What if the cure for obesity were hidden in a serpent's blood? That is the surprising avenue being explored by a team of American researchers, who have just published a major discovery: a molecule naturally present in the blood of the Burmese python is capable of significantly reducing appetite in obese mice, without triggering the side effects that tarnish the reputation of current anti-obesity medications.

The python, a metabolic marvel

The Burmese python (Python bivittatus) is an animal with extraordinary physiological capabilities. Able to ingest prey representing up to 25% of its own body weight, it can then fast for several consecutive months without losing muscle or developing metabolic disorders. Throughout that time, its body remains perfectly healthy.

This remarkable ability intrigued researchers at the University of Colorado Boulder (CU Boulder), in collaboration with teams from Stanford University and Baylor University. Their initial question: what biochemical mechanism allows the python to manage extreme cycles of feeding and fasting without harmful consequences for its health?

The pTOS molecule: an unexpected discovery

By analyzing the blood of pythons immediately after a copious meal, the scientists identified a marked spike in a molecule that had previously received little study: para-tyramine-O-sulfate, or pTOS. This molecule is the product of a remarkably simple chain of biochemical transformations:

• The digestive tract releases tyrosine, an amino acid found in animal proteins.
• Intestinal bacteria convert tyrosine into tyramine.
• The liver then transforms tyramine into pTOS.
• This compound travels to the brain, where it acts on the hypothalamus, the area responsible for regulating appetite.

In other words, after every meal, the python naturally secretes a molecule that tells it: "stop, that's enough." A powerful and effective satiety signal, arising directly from digestion.

Impressive results in mice

To test the effects of pTOS in mammals, the researchers administered the molecule to obese mice. The results, published in the journal Nature Metabolism on March 19, 2026, are encouraging: treated animals spontaneously reduced their food intake and lost an average of 9% of their body weight. Unlike other substances tested in this field, pTOS did not affect basal energy metabolism, organ size, or muscle mass.

It is on this last point that the discovery takes on its full importance: muscles are preserved. A considerable advantage over existing medications, some of which are associated with a problematic loss of lean mass.

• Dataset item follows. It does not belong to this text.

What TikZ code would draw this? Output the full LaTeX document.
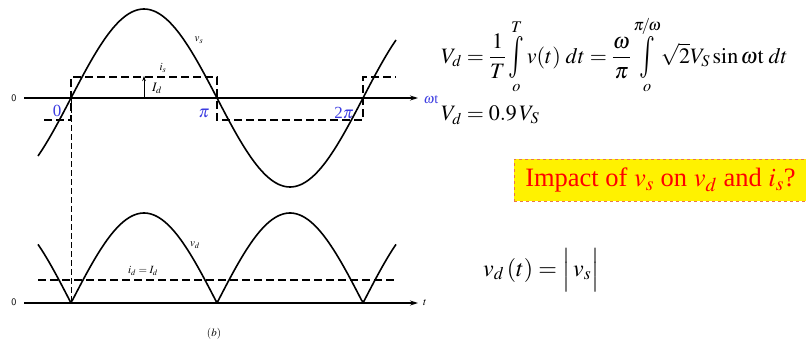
\documentclass[tikz,border=0pt]{standalone}
\usepackage{amsmath}
\usepackage{mathptmx}
\usepackage{fontspec}
\setmainfont{Liberation Serif}
\usetikzlibrary{arrows.meta}
\definecolor{lblblue}{RGB}{60,60,225}
\definecolor{boxedge}{RGB}{235,120,70}
\newcommand{\tallint}{\mathop{\vcenter{\hbox{\scalebox{1.2}[1.9]{$\int$}}}}\limits}
\tikzset{
  wave/.style={line width=1.6pt},
  axisline/.style={line width=1.1pt,-{Stealth[length=8pt,width=5pt]}},
  sqdash/.style={line width=1.6pt,dash pattern=on 8pt off 4pt},
  thindash/.style={line width=0.7pt,dash pattern=on 6pt off 3pt},
  small/.style={font=\fontsize{11}{12}\selectfont},
  blue lbl/.style={text=lblblue,font=\fontsize{17}{18}\selectfont,inner sep=0pt},
  eq/.style={font=\fontsize{22}{24}\selectfont,inner sep=0pt},
}
\begin{document}
\begin{tikzpicture}[x=1pt,y=-1pt]
\useasboundingbox (0,0) rectangle (806,343);
% top axis
\coordinate (a0) at (24,98);
\coordinate (a1) at (418,98);
\draw[axisline] (a0) -- (a1);
\node[font=\fontsize{10}{10}\selectfont\sffamily] (z1) at (14,98) {0};
% vs
\draw[wave] plot[domain=38:396,samples=150] ({\x},{98-89*sin((\x-71)/146*180)});
% is square wave
\coordinate (s0) at (44,120);
\coordinate (s1) at (71,120);
\coordinate (s2) at (71,77);
\coordinate (s3) at (217,77);
\coordinate (s4) at (217,120);
\coordinate (s5) at (363,120);
\coordinate (s6) at (363,77);
\coordinate (s7) at (396,77);
\draw[sqdash] (s0) -- (s1) -- (s2) -- (s3) -- (s4) -- (s5) -- (s6) -- (s7);
% Id arrow
\coordinate (i0) at (144,98);
\coordinate (i1) at (144,76);
\draw[line width=0.8pt,-{Stealth[length=5pt,width=3.5pt]}] (i0) -- (i1);
\node[font=\fontsize{13}{14}\selectfont] (Id) at (157,88) {$I_d$};
\node[small] (is) at (163,68) {$i_s$};
\node[small] (vs) at (199,40) {$v_s$};
% blue labels
\node[blue lbl] (p0) at (57,111) {0};
\node[blue lbl] (p1) at (204,113) {$\pi$};
\node[blue lbl] (p2) at (344,113) {2$\pi$};
\node[text=lblblue,font=\fontsize{14}{15}\selectfont,inner sep=0pt] (wt) at (431,100) {$\omega$t};
% vertical link
\coordinate (v0) at (71,98);
\coordinate (v1) at (71,303);
\draw[thindash] (v0) -- (v1);
% bottom axis
\coordinate (b0) at (24,303);
\coordinate (b1) at (418,303);
\draw[axisline] (b0) -- (b1);
\node[font=\fontsize{10}{10}\selectfont\sffamily] (z2) at (14,302) {0};
\node[small] (tl) at (425,303) {$t$};
\draw[wave] plot[domain=38:396,samples=200] ({\x},{303-90*abs(sin((\x-71)/146*180))});
\coordinate (d0) at (38,280);
\coordinate (d1) at (396,280);
\draw[sqdash] (d0) -- (d1);
\node[small] (id) at (143,271) {$i_d = I_d$};
\node[small] (vd) at (195,245) {$v_d$};
\node[small] (b) at (214,334) {$(b)$};
% equations
\node[eq,anchor=west] (eq1) at (441,55) {$V_d=\dfrac{1}{T}\tallint_{o}^{T} v(t)\;dt=\dfrac{\omega}{\pi}\tallint_{o}^{\pi\!/\!\omega}\!\sqrt{2}V_S\sin\omega\mathrm{t}\;dt$};
\node[eq,anchor=west] (eq2) at (441,115) {$V_d=0.9\,V_S$};
\node[draw=boxedge,dashed,line width=0.9pt,fill=yellow,minimum width=292pt,minimum height=42pt,anchor=north west,inner sep=0pt,text=red,font=\fontsize{26.5}{28}\selectfont] (q) at (514,159) {Impact of $v_s$ on $v_d$ and $i_s$?};
\node[eq,anchor=west,font=\fontsize{24}{26}\selectfont] (eq3) at (483,270) {$v_d\,(t)=\Bigl|\,v_s\Bigr|$};
\end{tikzpicture}
\end{document}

A key advantage over GLP-1 medications

In recent years, GLP-1 analogues — including Ozempic (semaglutide) and Wegovy — have revolutionized the treatment of obesity. These medications, originally developed for type 2 diabetes, allow for significant weight loss. But they come with their share of drawbacks: nausea, vomiting, abdominal pain, slowed gastric emptying, and even concerning cases of muscle loss.

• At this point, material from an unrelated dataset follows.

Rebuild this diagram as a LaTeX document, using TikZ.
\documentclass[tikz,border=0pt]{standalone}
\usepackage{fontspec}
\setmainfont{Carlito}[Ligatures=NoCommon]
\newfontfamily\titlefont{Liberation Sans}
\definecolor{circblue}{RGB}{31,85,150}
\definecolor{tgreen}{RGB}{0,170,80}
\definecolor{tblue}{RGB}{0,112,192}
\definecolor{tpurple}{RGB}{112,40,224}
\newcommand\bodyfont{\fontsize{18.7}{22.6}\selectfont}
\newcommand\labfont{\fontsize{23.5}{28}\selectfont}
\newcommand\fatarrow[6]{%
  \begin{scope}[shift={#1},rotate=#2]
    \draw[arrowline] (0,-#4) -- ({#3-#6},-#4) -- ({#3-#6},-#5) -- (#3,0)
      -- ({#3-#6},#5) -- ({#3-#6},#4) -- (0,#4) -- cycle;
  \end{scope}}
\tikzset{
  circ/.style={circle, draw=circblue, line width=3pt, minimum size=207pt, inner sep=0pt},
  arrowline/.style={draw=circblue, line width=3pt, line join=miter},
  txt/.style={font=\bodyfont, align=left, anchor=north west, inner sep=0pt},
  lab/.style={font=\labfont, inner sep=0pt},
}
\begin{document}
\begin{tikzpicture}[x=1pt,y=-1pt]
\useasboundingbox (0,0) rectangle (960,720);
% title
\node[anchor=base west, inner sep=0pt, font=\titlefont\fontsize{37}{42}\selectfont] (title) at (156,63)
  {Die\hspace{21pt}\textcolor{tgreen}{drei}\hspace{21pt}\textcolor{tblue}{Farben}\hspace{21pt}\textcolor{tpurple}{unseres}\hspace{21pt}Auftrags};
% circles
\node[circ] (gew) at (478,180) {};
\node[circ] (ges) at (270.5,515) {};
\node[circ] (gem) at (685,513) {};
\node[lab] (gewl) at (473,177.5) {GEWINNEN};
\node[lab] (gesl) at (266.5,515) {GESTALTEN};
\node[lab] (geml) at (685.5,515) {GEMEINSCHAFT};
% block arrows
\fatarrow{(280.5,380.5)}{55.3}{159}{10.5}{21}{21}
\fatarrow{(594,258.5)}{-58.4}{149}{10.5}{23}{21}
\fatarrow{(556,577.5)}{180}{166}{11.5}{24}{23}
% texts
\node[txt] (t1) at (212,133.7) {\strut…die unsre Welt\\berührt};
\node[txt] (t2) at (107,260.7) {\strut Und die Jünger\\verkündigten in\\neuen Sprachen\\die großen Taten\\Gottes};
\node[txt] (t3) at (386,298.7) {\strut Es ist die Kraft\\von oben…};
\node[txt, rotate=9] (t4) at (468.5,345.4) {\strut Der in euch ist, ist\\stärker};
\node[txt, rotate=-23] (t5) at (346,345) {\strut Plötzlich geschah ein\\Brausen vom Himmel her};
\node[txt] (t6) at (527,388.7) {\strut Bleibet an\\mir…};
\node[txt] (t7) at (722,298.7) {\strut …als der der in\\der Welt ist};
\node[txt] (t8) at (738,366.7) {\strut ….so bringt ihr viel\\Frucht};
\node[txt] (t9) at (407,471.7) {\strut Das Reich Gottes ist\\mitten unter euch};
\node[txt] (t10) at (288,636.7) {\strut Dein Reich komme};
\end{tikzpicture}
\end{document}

pTOS takes a radically different path. Where GLP-1s mainly act on the pancreas and stomach, pTOS directly targets the brain via the hypothalamus. In experiments conducted on mice, no gastrointestinal side effects were observed. A potentially major difference for the millions of patients who abandon their current treatments because of adverse effects.

"We found a molecule that speaks directly to the brain to say the body is satisfied, without going through the pathways that cause digestive discomfort," summarize the researchers from CU Boulder.

Toward a medication for humans?

The road is still long before a pTOS-based human treatment becomes available in pharmacies. For now, experiments are limited to mouse models, and clinical trials in humans have not yet begun. However, the researchers have already taken the initiative: they have founded a start-up, Arkana Therapeutics, tasked with translating these discoveries into concrete medical applications.

The molecule has several advantages for its pharmaceutical development: it is natural, derived from a simple metabolic pathway (and therefore potentially reproducible in the laboratory), and its mechanism of action is well identified. These characteristics in theory facilitate its optimization and formulation.

The intestinal microbiome, cornerstone of the discovery

A particularly interesting aspect of this research lies in the central role played by the intestinal microbiome. Without the intestinal bacteria that convert tyrosine into tyramine, there would be no pTOS. This discovery adds a new dimension to our understanding of the link between gut flora, brain, and weight regulation — an axis researchers call the gut-brain axis.

These findings reinforce the idea that the microbiome is not merely a simple actor in digestion, but a true metabolic partner, capable of influencing our appetite and eating behaviors through chemical signals. Understanding this axis could open other therapeutic avenues still unsuspected.

A breakthrough in the fight against obesity

Obesity today affects more than one billion people worldwide, according to the latest WHO data. Despite recent advances with GLP-1 medications, many patients cannot benefit from these treatments due to their side effects, high cost, or medical contraindications. Finding new molecules acting through different mechanisms is therefore a global public health priority.

The discovery of pTOS is part of a broader trend: drawing inspiration from living organisms — particularly animals with extreme metabolisms — to find solutions to human diseases. After lizard venom (at the origin of GLP-1s themselves, inspired by exenatide from the Gila monster), now the serpent enters the scene.

Nature, it seems, has not finished surprising us.